Dr. Jason Jorjani is a former professor at the New Jersey Institute of Technology who was fired after the below footage surfaced showing him praising Hitler and what he called the future deaths of hundreds of millions of people, most of them migrants and Muslims, in Europe to create a new social order:
A New Jersey university is reviewing a video interview in which one of its professors foresees a future where concentration camps will return to Europe, and Adolf Hitler will appear on the currency and be considered a “great European leader.”
The video featuring New Jersey Institute of Technology lecturer Jason Reza Jorjani surfaced as part of a New York Times opinion piece about a Swedish graduate student who went undercover in the world of the alt-right on behalf of Hope Not Hate, a British anti-racism group.
“The statements made by Mr. Jorjani in a video recently published by ‘The New York Times’ are repugnant and antithetical to our institution’s core values.
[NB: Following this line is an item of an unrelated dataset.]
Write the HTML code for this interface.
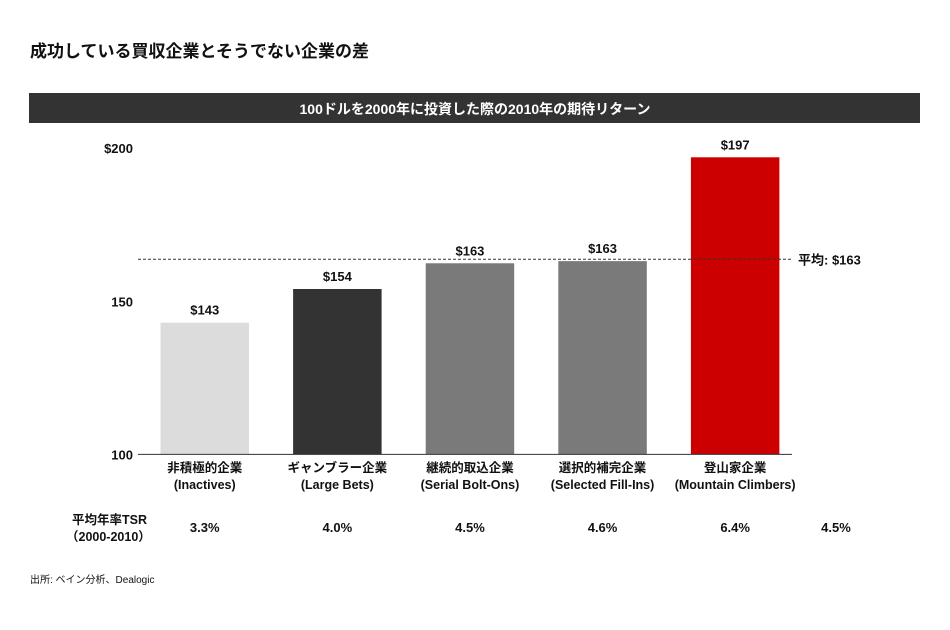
<!DOCTYPE html>
<html><head><meta charset="utf-8"><style>
body{margin:0;background:#fff;width:950px;height:625px;overflow:hidden;font-family:"Liberation Sans","Noto Sans CJK JP",sans-serif}
svg text{font-family:"Liberation Sans","Noto Sans CJK JP",sans-serif}
</style></head><body>
<svg id="chart" width="950" height="625">
<text x="30" y="57" font-size="17" font-weight="bold" fill="#111">成功している買収企業とそうでない企業の差</text>
<rect x="29" y="93" width="891" height="30" fill="#333"/>
<text x="475" y="114" font-size="14" font-weight="bold" fill="#fff" text-anchor="middle">100ドルを2000年に投資した際の2010年の期待リターン</text>
<g id="bars"></g>
<text x="30" y="583" font-size="10" fill="#111">出所: ベイン分析、Dealogic</text>
</svg>
<script>
const categories = ["非積極的企業|(Inactives)","ギャンブラー企業|(Large Bets)","継続的取込企業|(Serial Bolt-Ons)","選択的補完企業|(Selected Fill-Ins)","登山家企業|(Mountain Climbers)"];
const values = [143, 154, 162.4, 163.1, 197];
const valueLabels = ["$143","$154","$163","$163","$197"];
const colors = ["#dcdcdc","#333333","#7a7a7a","#7a7a7a","#cc0000"];
const tsr = ["3.3%","4.0%","4.5%","4.6%","6.4%"];
const avgTsr = "4.5%";
const average = 163.7;
const averageLabel = "平均: $163";
const yTicks = [100, 150, 200];
const yTickLabels = ["100", "150", "$200"];

const NS = "http://www.w3.org/2000/svg";
const g = document.getElementById("bars");
const y = v => 454.4 - (v - 100) * 3.063;
const xStart = 160.5, step = 132.6, bw = 88.5;
const x = i => xStart + i * step;
function mk(tag, attrs, text) {
  const e = document.createElementNS(NS, tag);
  for (const k in attrs) e.setAttribute(k, attrs[k]);
  if (text !== undefined) e.textContent = text;
  g.appendChild(e);
  return e;
}
yTicks.forEach((t, i) => {
  const e = mk("text", {x: 133, y: y(t) + 5, "font-size": 13, "font-weight": "bold", "text-anchor": "end", fill: "#111"}, yTickLabels[i]);
  
  
});
values.forEach((v, i) => {
  const r = mk("rect", {x: x(i), y: y(v), width: bw, height: y(100) - y(v), fill: colors[i]});
  
  
  const l = mk("text", {x: x(i) + bw / 2, y: y(v) - 8, "font-size": 13, "font-weight": "bold", "text-anchor": "middle", fill: "#111"}, valueLabels[i]);
  
  
  const parts = categories[i].split("|");
  const c1 = mk("text", {x: x(i) + bw / 2, y: 472, "font-size": 12.5, "font-weight": "bold", "text-anchor": "middle", fill: "#111"}, parts[0]);
  
  
  const c2 = mk("text", {x: x(i) + bw / 2, y: 489, "font-size": 12.5, "font-weight": "bold", "text-anchor": "middle", fill: "#111"}, parts[1]);
  
  
  const t = mk("text", {x: x(i) + bw / 2, y: 532, "font-size": 13, "font-weight": "bold", "text-anchor": "middle", fill: "#111"}, tsr[i]);
  
  
});
const ax = mk("line", {x1: 138, x2: 792, y1: y(100), y2: y(100), stroke: "#333", "stroke-width": 1});


const av = mk("line", {x1: 138, x2: 792, y1: y(average), y2: y(average), stroke: "#333", "stroke-width": 1, "stroke-dasharray": "3,2"});


const al = mk("text", {x: 798, y: y(average) + 5, "font-size": 13, "font-weight": "bold", fill: "#111"}, averageLabel);


const at = mk("text", {x: 836, y: 532, "font-size": 13, "font-weight": "bold", "text-anchor": "middle", fill: "#111"}, avgTsr);


const h1 = mk("text", {x: 72, y: 524, "font-size": 12.5, "font-weight": "bold", fill: "#111"}, "平均年率TSR");


const h2 = mk("text", {x: 66, y: 541, "font-size": 12.5, "font-weight": "bold", fill: "#111"}, "（2000-2010）");


</script>
</body></html>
We presently are conducting a review of this matter and will provide additional information as soon as that review is complete, the statement read.
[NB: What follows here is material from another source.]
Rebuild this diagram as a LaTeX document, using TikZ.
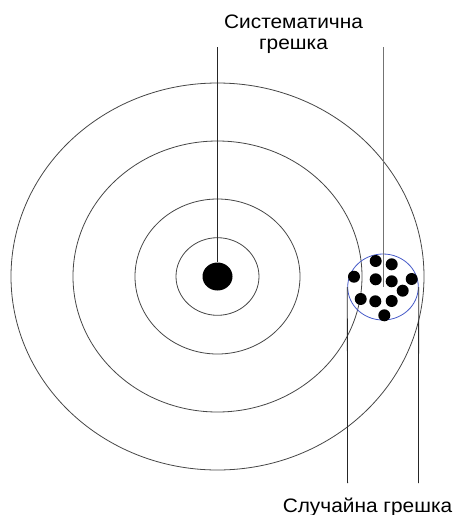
\documentclass[tikz,border=0pt]{standalone}
\usepackage{fontspec}
\setmainfont{Liberation Sans}[FakeStretch=1.07]
\usetikzlibrary{shapes.geometric}
\definecolor{ringgray}{RGB}{70,70,70}
\definecolor{clusterblue}{RGB}{70,90,200}
\begin{document}
\begin{tikzpicture}[x=1pt,y=-1pt,
  ring/.style={draw=ringgray,line width=0.8pt},
  shot/.style={circle,fill=black,inner sep=0pt,minimum size=12pt},
  pointer/.style={draw=black!85,line width=0.8pt},
  label/.style={font=\fontsize{19.5}{21}\selectfont,inner sep=0pt,text=black}]
\useasboundingbox (0,0) rectangle (456,515);
% target rings
\draw[ring] (217.5,276.5) ellipse [x radius=206.5pt, y radius=193.5pt];
\draw[ring] (217.5,276.5) ellipse [x radius=144.5pt, y radius=135.5pt];
\draw[ring] (217.5,276.5) ellipse [x radius=82.5pt, y radius=77.5pt];
\draw[ring] (217.5,276.5) ellipse [x radius=41.5pt, y radius=38.8pt];
% bullseye
\node[ellipse,fill=black,inner sep=0pt,minimum width=30pt,minimum height=28pt] (bull) at (217.5,276.5) {};
% cluster
\node[ellipse,draw=clusterblue,line width=0.8pt,inner sep=0pt,minimum width=70.6pt,minimum height=66pt] (cluster) at (383,287) {};
\node[shot] (d1) at (375.7,261) {};
\node[shot] (d2) at (391.7,264.3) {};
\node[shot] (d3) at (354,276.7) {};
\node[shot] (d4) at (375.7,279.3) {};
\node[shot] (d5) at (391.7,281.3) {};
\node[shot] (d6) at (411.7,279) {};
\node[shot] (d7) at (402.7,290.7) {};
\node[shot] (d8) at (360.7,299) {};
\node[shot] (d9) at (375.3,301.3) {};
\node[shot] (d10) at (391.7,301) {};
\node[shot] (d11) at (384.3,315.3) {};
% labels
\node[label,align=center,anchor=north] (sys) at (293.5,15) {Систематична\\грешка};
\node[label,anchor=base] (rnd) at (367.5,512) {Случайна грешка};
% connector ends
\coordinate (s1) at (217.5,47);
\coordinate (s2) at (383,47);
\coordinate (r1) at (347.6,483);
\coordinate (r2) at (418.4,483);
\draw[pointer] (s1) -- (bull);
\draw[pointer,draw=black!55] (s2) -- (cluster.center);
\draw[pointer] (cluster.west) -- (r1);
\draw[pointer] (cluster.east) -- (r2);
\end{tikzpicture}
\end{document}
“NJIT is a university that embraces diversity and sees it as a source of strength.”
Though Jorjani did not immediately reply Friday to request for comment on the video and his status at NJIT, he did post a statement to his website Wednesday condemning the article and video.
He slams the student for filming video without his knowledge, and says the video has been “deceptively edited to make it appear as if I am advocating genocidal extreme right-wing policies.”
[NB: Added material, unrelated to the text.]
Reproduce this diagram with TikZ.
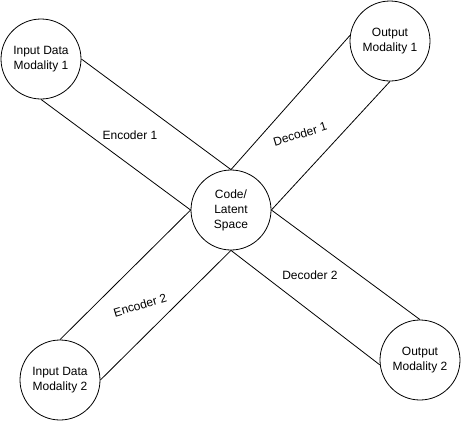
\documentclass[tikz,border=0pt]{standalone}
\usepackage{fontspec}
\setmainfont{Liberation Sans}

\begin{document}
\begin{tikzpicture}[x=1pt,y=-1pt,line width=0.8pt,
  every node/.style={font=\fontsize{12}{15}\selectfont},
  modality/.style={circle,draw,minimum size=80pt,inner sep=0pt,align=center}]
  \useasboundingbox (0,0) rectangle (461,421);

  \node[modality] (in1)  at (41,59)   {Input Data\\Modality 1};
  \node[modality] (out1) at (390,41)  {Output\\Modality 1};
  \node[modality] (code) at (231,210) {Code/\\Latent\\Space};
  \node[modality] (in2)  at (60,380)  {Input Data\\Modality 2};
  \node[modality] (out2) at (420,360) {Output\\Modality 2};

  \path[draw]
    (in1.east)  edge (code.north)
    (in1.south) edge (code.west)

    (code.north) edge (out1.172)
    (code.east)  edge (out1.south)

    (code.west)  edge (in2.north)
    (code.south) edge (in2.east)

    (code.east)  edge (out2.north)
    (code.south) edge (out2.187);

  \node (enc1) at (130,135)            {Encoder 1};
  \node (dec1) at (300,134) [rotate=17] {Decoder 1};
  \node (enc2) at (140,305) [rotate=17] {Encoder 2};
  \node (dec2) at (310,275)            {Decoder 2};
\end{tikzpicture}
\end{document}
The student, Patrik Hermansson, said he secretly recorded his conversations with Jorjani and other alt-right leaders as part of the project, which culminated in a Hope Not Hate report on the alt-right and its expansion around the world.
Jorjani, an Iranian American, founded the AltRight Corporation, an entity aimed at connecting the American and European alt-right movements. He has since resigned from the organization. In the video, Jorjani also talks of his ties to the Trump administration — claims he backed off of in an interview with the article’s author, Jesse Singal.
The White House denied any connection to Jorjani in the report.
“My nightmarish prediction of a future that would follow from western policymakers’ failure to address the Muslim migrant crisis in the present has been taken out of context and made to appear as if it is advocacy for ‘concentration camps and expulsions and war… at the cost of a few hundred million people,'” Jorjani wrote. (source, source)
For years, I have said that the entire “refugee crisis” was a non-crisis because it could not exist unless without the direct and expensive support of the European governments. Indeed, Europe and the USA spent money trafficking people to Europe through a network of charitable organizations, companies, and smugglers who coordinated with the government bureaus. They wanted countless numbers of undocumented, likely unemployable and unintegratible people in Europe and then to furnish them will generous amounts of welfare because such a situation is how criminal activity is encouraged. This also comes at a time when nationalism is being promoted once again throughout the continent, and the criminal activities of the migrants caused by the situation created for them serves to justify the nationalism and also the calls for militarism.
This is why Shoebat.com has ardently warned that people seeking to migrate should not do so right now to Europe, especially if they do not “look European,” and that they should pursue other options. Economic considerations are always important, but one’s life matters more. The “migrants” to Europe are sacrificial pawns in a game of geopolitics being played by the US, Germany, and her allies, as they are being blamed for the current political state and will be targeted for extermination as conditions lead to war.
Holland will not deport migrants because they want them in her nation, as it is likely they value the shedding of their blood at a future time as more valuable than sending them home now alive.